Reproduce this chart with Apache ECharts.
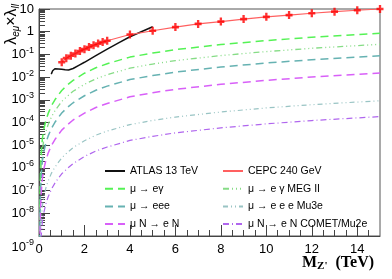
<!DOCTYPE html>
<html><head><meta charset="utf-8">
<script src="https://cdn.jsdelivr.net/npm/echarts@6/dist/echarts.min.js"></script>
<style>html,body{margin:0;padding:0;background:#fff}#c{width:392px;height:279px}</style>
</head><body><div id="c"></div>
<script>
// ---- data ----
const xTheory  = [0.03,0.05,0.07,0.1,0.15,0.2,0.3,0.4,0.55,0.7,0.85,1,1.25,1.5,2,2.5,3,4,5,6,8,10,12,15];
const muEgamma = [5e-9,1.3e-7,1e-6,5e-6,2e-5,4.4e-5,1.2e-4,2.45e-4,5.5e-4,1e-3,1.62e-3,2.57e-3,4.5e-3,7.2e-3,0.0148,0.0257,0.039,0.076,0.115,0.162,0.272,0.407,0.569,0.85];
const megII    = [1.6e-9,4.1e-8,3.3e-7,1.6e-6,6.5e-6,1.43e-5,3.9e-5,8.0e-5,1.8e-4,3.3e-4,5.3e-4,8.4e-4,1.46e-3,2.37e-3,4.8e-3,8.4e-3,0.0127,0.0248,0.0376,0.053,0.089,0.133,0.186,0.279];
const muEee    = [5.1e-10,1.29e-8,1.02e-7,5.1e-7,2.0e-6,4.5e-6,1.23e-5,2.5e-5,5.6e-5,1.02e-4,1.66e-4,2.6e-4,4.6e-4,7.4e-4,1.51e-3,2.63e-3,4.0e-3,7.8e-3,0.0117,0.0166,0.0278,0.0417,0.0582,0.087];
const muNeN    = [9e-11,2.2e-9,1.8e-8,8.9e-8,3.5e-7,7.8e-7,2.1e-6,4.4e-6,9.8e-6,1.78e-5,2.9e-5,4.6e-5,7.9e-5,1.29e-4,2.6e-4,4.6e-4,6.9e-4,1.35e-3,2.04e-3,2.9e-3,4.8e-3,7.2e-3,0.0101,0.0151];
const mu3e     = [5.4e-12,1.35e-10,1.07e-9,5.4e-9,2.14e-8,4.7e-8,1.29e-7,2.63e-7,5.9e-7,1.07e-6,1.74e-6,2.75e-6,4.8e-6,7.8e-6,1.58e-5,2.75e-5,4.2e-5,8.1e-5,1.23e-4,1.74e-4,2.9e-4,4.4e-4,6.1e-4,9.1e-4];
const comet    = [1.07e-12,2.7e-11,2.1e-10,1.07e-9,4.3e-9,9.3e-9,2.6e-8,5.2e-8,1.17e-7,2.14e-7,3.5e-7,5.5e-7,9.5e-7,1.55e-6,3.2e-6,5.5e-6,8.3e-6,1.62e-5,2.45e-5,3.5e-5,5.8e-5,8.7e-5,1.22e-4,1.82e-4];

const atlasX = [0.54,0.6,0.7,0.75,0.85,1.0,1.15,1.3,1.5,1.75,2.0,2.5,3.0,3.5,4.0,4.5,5.0];
const atlasY = [0.0135,0.019,0.0235,0.0245,0.023,0.022,0.021,0.0205,0.024,0.033,0.045,0.089,0.17,0.32,0.6,1.0,1.66];

const cepcX = [1.0,1.2,1.4,1.6,1.8,2.0,2.2,2.4,2.6,2.8,3.0,4,5,6,7,8,9,10,11,12,13,14,15];
const cepcY = [0.045,0.068,0.087,0.11,0.14,0.17,0.21,0.25,0.30,0.35,0.40,0.75,1.1,1.6,2.2,2.8,3.6,4.5,5.4,6.5,7.6,8.8,10];

const yMinorTicks = [];
for (let e = -9; e <= 0; e++) for (let k = 2; k <= 9; k++) yMinorTicks.push(+(k * Math.pow(10, e)).toPrecision(3));
const xMinorTicks = [];
for (let v = 0.5; v < 15; v += 0.5) if (v % 2 !== 0) xMinorTicks.push(v);

const pairs = (xs, ys) => xs.map((x, i) => [x, ys[i]]);
const FONT = 'Liberation Sans';
const SERIF = 'Liberation Serif';

const theory = [
  {name: 'μ → eγ', data: muEgamma, color: '#55f255', type: [8, 5], width: 1.5},
  {name: 'μ → e γ MEG II', data: megII, color: '#86dc86', type: [6, 3, 1, 3, 1, 3, 1, 3], width: 1.3},
  {name: 'μ → eee', data: muEee, color: '#66b2b2', type: [8, 5], width: 1.5},
  {name: 'μ N → e N', data: muNeN, color: '#d860f8', type: [8, 5], width: 1.5},
  {name: 'μ → e e e Mu3e', data: mu3e, color: '#99c4c4', type: [5, 3, 1, 3, 1, 3], width: 1.2},
  {name: 'μ N → e N COMET/Mu2e', data: comet, color: '#b066ee', type: [6, 3, 1, 3], width: 1.2}
];

const series = [];
theory.forEach(t => series.push({
  type: 'line', name: t.name, data: pairs(xTheory, t.data), symbol: 'none',
  lineStyle: {color: t.color, type: t.type, width: t.width}, itemStyle: {color: t.color}, z: 2
}));
series.push({type: 'line', name: 'ATLAS 13 TeV', data: pairs(atlasX, atlasY), symbol: 'none',
  lineStyle: {color: '#111', width: 1.5}, itemStyle: {color: '#111'}, z: 3});
series.push({type: 'line', name: 'CEPC 240 GeV', data: pairs(cepcX, cepcY), symbol: 'none',
  lineStyle: {color: '#ff6060', width: 1.2}, itemStyle: {color: '#ff6060'}, z: 3});
series.push({type: 'scatter', name: 'CEPC points', data: pairs(cepcX, cepcY),
  symbol: 'path://M2,0H4V2H6V4H4V6H2V4H0V2H2Z', symbolSize: [7, 8],
  itemStyle: {color: '#ff0000'}, z: 4});

const chart = echarts.init(document.getElementById('c'), null, {renderer: 'canvas'});
const legendCommon = {
  orient: 'vertical', top: 165, padding: 0, itemWidth: 20, itemHeight: 8, itemGap: 5.7,
  itemStyle: {opacity: 0},
  textStyle: {fontFamily: FONT, fontSize: 10.5, color: '#000', lineHeight: 12}, selectedMode: false
};
chart.setOption({
  animation: false,
  backgroundColor: '#fff',
  grid: {left: 39, right: 12, top: 9, bottom: 43, show: true, borderColor: '#555', borderWidth: 1,
         containLabel: false, outerBoundsMode: 'none'},
  legend: [
    Object.assign({left: 104, data: ['ATLAS 13 TeV', 'μ → eγ', 'μ → eee', 'μ N → e N']}, legendCommon),
    Object.assign({left: 222, data: ['CEPC 240 GeV', 'μ → e γ MEG II', 'μ → e e e Mu3e', 'μ N → e N COMET/Mu2e']}, legendCommon)
  ],
  xAxis: [{
    type: 'value', min: 0, max: 15, interval: 2,
    axisLine: {lineStyle: {color: '#444', width: 1}},
    axisTick: {inside: true, length: 11, lineStyle: {color: '#444'}},
    splitLine: {show: false},
    axisLabel: {showMaxLabel: false, fontFamily: FONT, fontSize: 13, color: '#000', margin: 7},
    name: '{m|M}{z|Z\'}{m|  (TeV)}', nameLocation: 'end', nameGap: -78, nameMoveOverlap: false,
    nameTextStyle: {verticalAlign: 'top', padding: [19, 0, 0, 0],
      rich: {m: {fontFamily: SERIF, fontWeight: 'bold', fontSize: 16, lineHeight: 16, color: '#000'},
             z: {fontFamily: SERIF, fontWeight: 'bold', fontSize: 11, lineHeight: 11, padding: [7, 0, 0, 0], color: '#000'}}}
  }, {
    type: 'value', min: 0, max: 15, position: 'bottom',
    axisLine: {show: false}, splitLine: {show: false}, axisLabel: {show: false},
    axisTick: {inside: true, length: 6, lineStyle: {color: '#444'}, customValues: xMinorTicks}
  }],
  yAxis: [{
    type: 'log', logBase: 10, min: 1e-9, max: 10, interval: 1,
    axisLine: {show: true, lineStyle: {color: '#444', width: 1}},
    axisTick: {inside: true, length: 11, lineStyle: {color: '#444'}},
    splitLine: {show: false},
    axisLabel: {
      margin: 5, color: '#000',
      formatter: v => {
        const e = Math.round(Math.log10(v));
        if (e === 0) return '{b|1}';
        if (e === 1) return '{b|10}';
        if (e === -9) return '{g| }\n{b|10}{s|' + e + '}';
        return '{b|10}{s|' + e + '}';
      },
      rich: {
        b: {fontFamily: FONT, fontSize: 13, lineHeight: 13, color: '#000'},
        s: {fontFamily: FONT, fontSize: 9, lineHeight: 9, padding: [0, 0, 8, 0], color: '#000'},
        g: {fontSize: 6, lineHeight: 22}
      }
    }
  }, {
    type: 'log', logBase: 10, min: 1e-9, max: 10, position: 'left',
    axisLine: {show: false}, splitLine: {show: false}, axisLabel: {show: false},
    axisTick: {show: true, inside: true, length: 6, lineStyle: {color: '#444'}, customValues: yMinorTicks}
  }],
  graphic: [{
    type: 'text', x: 12, y: 4, rotation: Math.PI / 2,
    style: {
      text: '{l|λ}{s|eμ}{l|×λ}{s|ll}', align: 'right', verticalAlign: 'middle',
      textAlign: 'right', textVerticalAlign: 'middle',
      rich: {
        l: {fontFamily: FONT, fontSize: 16, lineHeight: 16, fill: '#000'},
        s: {fontFamily: FONT, fontStyle: 'italic', fontSize: 10, lineHeight: 10, padding: [8, 0, 0, 0], fill: '#000'}
      }
    }
  }],
  series: series.map(s => Object.assign({xAxisIndex: 0, yAxisIndex: 0}, s))
});
</script></body></html>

PROMPT: From the first line above through the line containing "for (let v = 0.5;", copy everything exactly, without the pictures.

EXPECTED OUTPUT:
Reproduce this chart with Apache ECharts.
<!DOCTYPE html>
<html><head><meta charset="utf-8">
<script src="https://cdn.jsdelivr.net/npm/echarts@6/dist/echarts.min.js"></script>
<style>html,body{margin:0;padding:0;background:#fff}#c{width:392px;height:279px}</style>
</head><body><div id="c"></div>
<script>
// ---- data ----
const xTheory  = [0.03,0.05,0.07,0.1,0.15,0.2,0.3,0.4,0.55,0.7,0.85,1,1.25,1.5,2,2.5,3,4,5,6,8,10,12,15];
const muEgamma = [5e-9,1.3e-7,1e-6,5e-6,2e-5,4.4e-5,1.2e-4,2.45e-4,5.5e-4,1e-3,1.62e-3,2.57e-3,4.5e-3,7.2e-3,0.0148,0.0257,0.039,0.076,0.115,0.162,0.272,0.407,0.569,0.85];
const megII    = [1.6e-9,4.1e-8,3.3e-7,1.6e-6,6.5e-6,1.43e-5,3.9e-5,8.0e-5,1.8e-4,3.3e-4,5.3e-4,8.4e-4,1.46e-3,2.37e-3,4.8e-3,8.4e-3,0.0127,0.0248,0.0376,0.053,0.089,0.133,0.186,0.279];
const muEee    = [5.1e-10,1.29e-8,1.02e-7,5.1e-7,2.0e-6,4.5e-6,1.23e-5,2.5e-5,5.6e-5,1.02e-4,1.66e-4,2.6e-4,4.6e-4,7.4e-4,1.51e-3,2.63e-3,4.0e-3,7.8e-3,0.0117,0.0166,0.0278,0.0417,0.0582,0.087];
const muNeN    = [9e-11,2.2e-9,1.8e-8,8.9e-8,3.5e-7,7.8e-7,2.1e-6,4.4e-6,9.8e-6,1.78e-5,2.9e-5,4.6e-5,7.9e-5,1.29e-4,2.6e-4,4.6e-4,6.9e-4,1.35e-3,2.04e-3,2.9e-3,4.8e-3,7.2e-3,0.0101,0.0151];
const mu3e     = [5.4e-12,1.35e-10,1.07e-9,5.4e-9,2.14e-8,4.7e-8,1.29e-7,2.63e-7,5.9e-7,1.07e-6,1.74e-6,2.75e-6,4.8e-6,7.8e-6,1.58e-5,2.75e-5,4.2e-5,8.1e-5,1.23e-4,1.74e-4,2.9e-4,4.4e-4,6.1e-4,9.1e-4];
const comet    = [1.07e-12,2.7e-11,2.1e-10,1.07e-9,4.3e-9,9.3e-9,2.6e-8,5.2e-8,1.17e-7,2.14e-7,3.5e-7,5.5e-7,9.5e-7,1.55e-6,3.2e-6,5.5e-6,8.3e-6,1.62e-5,2.45e-5,3.5e-5,5.8e-5,8.7e-5,1.22e-4,1.82e-4];

const atlasX = [0.54,0.6,0.7,0.75,0.85,1.0,1.15,1.3,1.5,1.75,2.0,2.5,3.0,3.5,4.0,4.5,5.0];
const atlasY = [0.0135,0.019,0.0235,0.0245,0.023,0.022,0.021,0.0205,0.024,0.033,0.045,0.089,0.17,0.32,0.6,1.0,1.66];

const cepcX = [1.0,1.2,1.4,1.6,1.8,2.0,2.2,2.4,2.6,2.8,3.0,4,5,6,7,8,9,10,11,12,13,14,15];
const cepcY = [0.045,0.068,0.087,0.11,0.14,0.17,0.21,0.25,0.30,0.35,0.40,0.75,1.1,1.6,2.2,2.8,3.6,4.5,5.4,6.5,7.6,8.8,10];

const yMinorTicks = [];
for (let e = -9; e <= 0; e++) for (let k = 2; k <= 9; k++) yMinorTicks.push(+(k * Math.pow(10, e)).toPrecision(3));
const xMinorTicks = [];
for (let v = 0.5; v < 15; v += 0.5) if (v % 2 !== 0) xMinorTicks.push(v);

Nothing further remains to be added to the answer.